Lebih dalam lagi, Handry menuturkan kalau menjadi pemimpin di era ini artinya juga harus paham hal-hal seperti teknologi, kondisi politik global yang banyak standar ganda dan ambigu, hingga masalah perubahan iklim dan sebagainya. Disampaikan Handry, ada makin banyak hal baru yang mesti dihadapi, dan tidak menjadi tantangan pemimpin pada dekade sebelumnya.

“Dulu, pada 1980 tidak terlalu banyak gejolak, hingga persoalan belum terlalu kompleks. Gejolak ini juga tidak pasti kapan berakhirnya. Inilah dunia yang kalian hadapi, dan tidak bisa dihindari,” tandasnya.

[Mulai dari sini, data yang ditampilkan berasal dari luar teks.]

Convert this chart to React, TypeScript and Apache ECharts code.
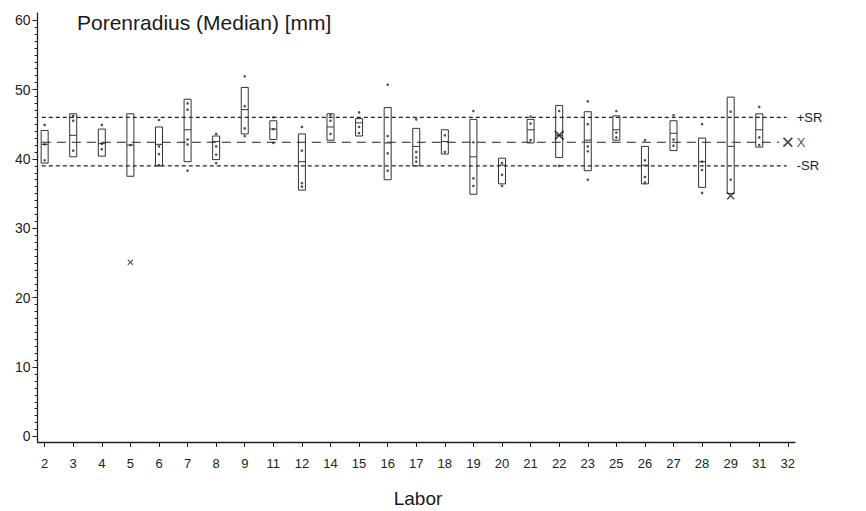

Disampaikannya, di Indonesia, akan ada setidaknya 55 juta anak muda yang menjadi angkatan kerja pada 2025. Tapi pertanyaannya, apakah hal itu keuntungan atau kerugian? Sebab, belum tentu semua anak muda itu menjadi angkatan kerja produktif. “Kalau kita tidak berubah, kita akan dikalahkan negara lain, karena skill rendah, dan tidak produktif. Jadi, jangan sampai kita hanya jadi objek,” kata Handry menegaskan.

Terkait hal itu, menurut Handry, ada dua pilihan. Pertama, menunggu saja sampai semua permasalahan berakhir, tanpa tahu kapan dan bagaimana masalah akan berakhir. Atau kedua, mengambil langkah mengubah hal jadi lebih baik, dengan cara membuat diri sendiri jadi lebih baik dari sebelumnya.

“Caranya, mulailah dari diri kalian sendiri untuk masa depan lebih baik. Berjanjilah pada diri sendiri. Mulai sekarang, Anda adalah pemimpin masa depan. Kalau Anda merasa tidak bisa jadi pemimpin yang progresif, maka pelajarilah. Yang penting juga, pemimpin itu harus berjiwa besar. Kalau Anda tidak suka generasi birokrasi, maka mulai dari diri sendiri,” ujar Handry serius.

“Jangan Anda menciptakan generasi yang lebih buruk di bawah Anda. Untuk itu, luangkan waktu bersama generasi di bawah Anda,” pungkas Handry menutup pembicaraan, yang kemudian diiringi tepuk tangan para peserta.